Euler-Korteweg vortices: A fluid-mechanical analogue to the Schr\"odinger and Klein-Gordon equations

arXiv:2512.23771v4 Announce Type: replace-cross Abstract: Quantum theory and relativity exhibit several formal analogies with fluid mechanics. This paper extends upon known analogies by showing that under specific assumptions, an Euler-Korteweg vortex model can be cast into equations that are mathematically equivalent to the Schr\"odinger and Klein-Gordon equations.

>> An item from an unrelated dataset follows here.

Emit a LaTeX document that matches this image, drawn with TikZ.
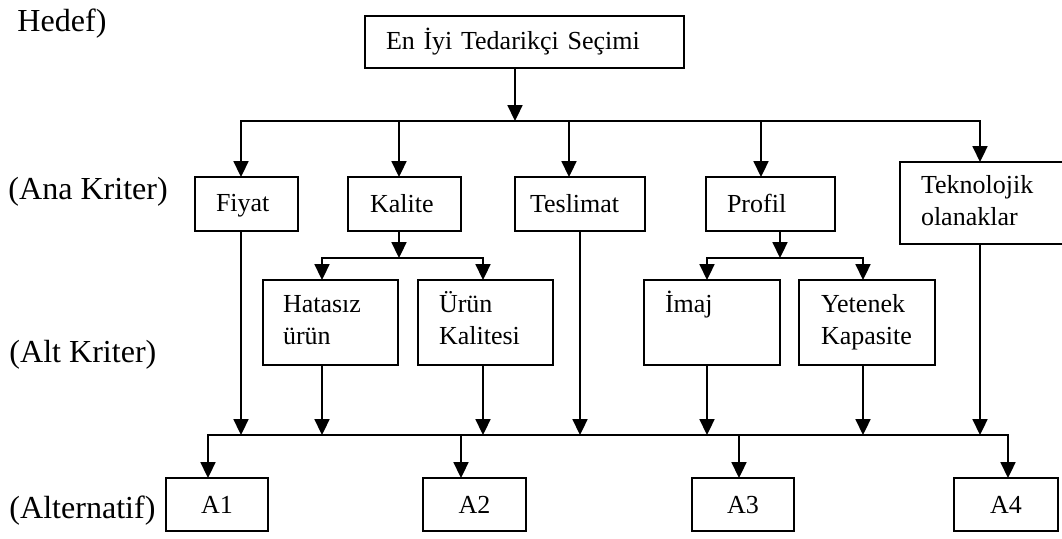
\documentclass[tikz,border=0pt]{standalone}
\usepackage{fontspec}
\setmainfont{Liberation Serif}
\usetikzlibrary{arrows.meta}

% framed box given by its corners (pixel grid), left text inset and text
\newcommand\kutu[8][]{%
  \pgfmathsetmacro\kutuW{(#5-#3)*0.4615}%
  \pgfmathsetmacro\kutuH{(#6-#4)*0.4615}%
  \pgfmathsetmacro\kutuI{#7*0.4615}%
  \pgfmathsetmacro\kutuT{(#5-#3-2*#7)*0.4615}%
  \node[box, #1, anchor=north west, minimum width=\kutuW pt, minimum height=\kutuH pt,
        inner xsep=\kutuI pt, text width=\kutuT pt] (#2) at (#3,#4) {#8};}
% alternative boxes with centred text
\newcommand\akutu[6]{%
  \pgfmathsetmacro\kutuW{(#4-#2)*0.4615}%
  \pgfmathsetmacro\kutuH{(#5-#3)*0.4615}%
  \node[box, oneline, align=center, anchor=north west, minimum width=\kutuW pt,
        minimum height=\kutuH pt, inner xsep=0pt] (#1) at (#2,#3) {#6};}

\begin{document}
\begin{tikzpicture}[x=0.4615pt, y=-0.4615pt,
  box/.style={draw, line width=0.75pt, outer sep=0pt, inner ysep=0pt, align=left,
              font=\fontsize{12pt}{14.8pt}\selectfont},
  oneline/.style={execute at begin node={\rule[-1.8pt]{0pt}{11.5pt}}},
  twoline/.style={execute at begin node=\strut, execute at end node=\strut},
  arr/.style={line width=0.8pt, -{Triangle[length=7.3pt, width=6.9pt]}},
  bus/.style={line width=0.8pt, line cap=rect},
  lvl/.style={anchor=base west, inner sep=0pt, font=\fontsize{14.8pt}{17pt}\selectfont}]
\useasboundingbox (0,0) rectangle (1062,538);
\clip (0,0) rectangle (1062,538);

% level labels
\node[lvl] (hedef) at (17,32) {Hedef)};
\node[lvl] (anakriter) at (8,199) {(Ana Kriter)};
\node[lvl] (altkriter) at (9,362) {(Alt Kriter)};
\node[lvl] (alternatif) at (9,518) {(Alternatif)};

% goal
\kutu[oneline]{top}{365}{16}{684}{68}{21}{En İyi Tedarikçi Seçimi}

% main criteria
\kutu[oneline]{fiyat}{195}{177}{298}{231}{21}{Fiyat}
\kutu[oneline]{kalite}{348}{177}{461}{231}{22}{Kalite}
\kutu[oneline]{teslimat}{515}{177}{645}{231}{15}{Teslimat}
\kutu[oneline]{profil}{706}{177}{835}{231}{21}{Profil}
\kutu[twoline]{tekno}{900}{162}{1075}{244}{21}{Teknolojik\\olanaklar}

% sub criteria
\kutu[twoline]{hatasiz}{263}{280}{398}{365}{20}{Hatasız\\ürün}
\kutu[twoline]{urun}{418}{280}{553}{365}{21}{Ürün\\Kalitesi}
\kutu[twoline]{imaj}{644}{280}{780}{365}{21}{İmaj\\\phantom{K}}
\kutu[twoline]{yetenek}{799}{280}{935}{365}{22}{Yetenek\\Kapasite}

% alternatives
\akutu{a1}{166}{478}{268}{531}{A1}
\akutu{a2}{423}{478}{526}{531}{A2}
\akutu{a3}{692}{478}{794}{531}{A3}
\akutu{a4}{954}{478}{1058}{531}{A4}

% bus junctions
\coordinate (c0) at (515,121);
\coordinate (b1L) at (241,121);
\coordinate (b1k) at (399,121);
\coordinate (b1t) at (569,121);
\coordinate (b1p) at (761,121);
\coordinate (b1R) at (980,121);
\coordinate (kM) at (399,258);
\coordinate (kL) at (322,258);
\coordinate (kR) at (483,258);
\coordinate (pM) at (780,258);
\coordinate (pL) at (707,258);
\coordinate (pR) at (863,258);
\coordinate (bL) at (208,435);
\coordinate (bR) at (1008,435);
\coordinate (tO) at (580,435);
\coordinate (a2in) at (461,435);
\coordinate (a3in) at (739,435);

% goal -> main criteria
\draw[arr] (top.south -| c0) -- (c0);
\draw[bus] (b1L) -- (b1R);
\draw[arr] (b1L) -- (fiyat.north -| b1L);
\draw[arr] (b1k) -- (kalite.north -| b1k);
\draw[arr] (b1t) -- (teslimat.north -| b1t);
\draw[arr] (b1p) -- (profil.north -| b1p);
\draw[arr] (b1R) -- (tekno.north -| b1R);

% main criteria -> sub criteria
\draw[arr] (kalite.south -| kM) -- (kM);
\draw[bus] (kL) -- (kR);
\draw[arr] (kL) -- (hatasiz.north -| kL);
\draw[arr] (kR) -- (urun.north -| kR);
\draw[arr] (profil.south -| pM) -- (pM);
\draw[bus] (pL) -- (pR);
\draw[arr] (pL) -- (imaj.north -| pL);
\draw[arr] (pR) -- (yetenek.north -| pR);

% criteria -> alternatives bus
\draw[arr] (fiyat.south -| b1L) -- (b1L |- bL);
\draw[arr] (hatasiz.south -| kL) -- (kL |- bL);
\draw[arr] (urun.south -| kR) -- (kR |- bL);
\draw[arr] (teslimat.south -| tO) -- (tO);
\draw[arr] (imaj.south -| pL) -- (pL |- bL);
\draw[arr] (yetenek.south -| pR) -- (pR |- bL);
\draw[arr] (tekno.south -| b1R) -- (b1R |- bL);
\draw[bus] (bL) -- (bR);

% bus -> alternatives
\draw[arr] (bL) -- (a1.north -| bL);
\draw[arr] (a2in) -- (a2.north -| a2in);
\draw[arr] (a3in) -- (a3.north -| a3in);
\draw[arr] (bR) -- (a4.north -| bR);
\end{tikzpicture}
\end{document}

By assuming that the angular momentum of an irrotational vortex in an inviscid, barotropic, isothermal fluid with sound speed c is equal in magnitude to the reduced Planck constant, and incorporating Korteweg capillary stress, a complex wave equation describing the momentum and continuity equations of an Euler-Korteweg vortex is obtained. When uniform convection is introduced, the weak field approximation of this wave equation is formally equivalent to Schr\"odinger's equation. The model is shown to yield analogues to de Broglie wavelength, the Einstein-Planck relation, the Born rule and the uncertainty principle. Accounting for the retarded propagation of the wave field of a vortex in convection requires the Lorentz transformation and yields a wave equation mathematically equivalent to the Klein-Gordon equation, with Schr\"odinger's equation appearing as the low-Mach-number limit.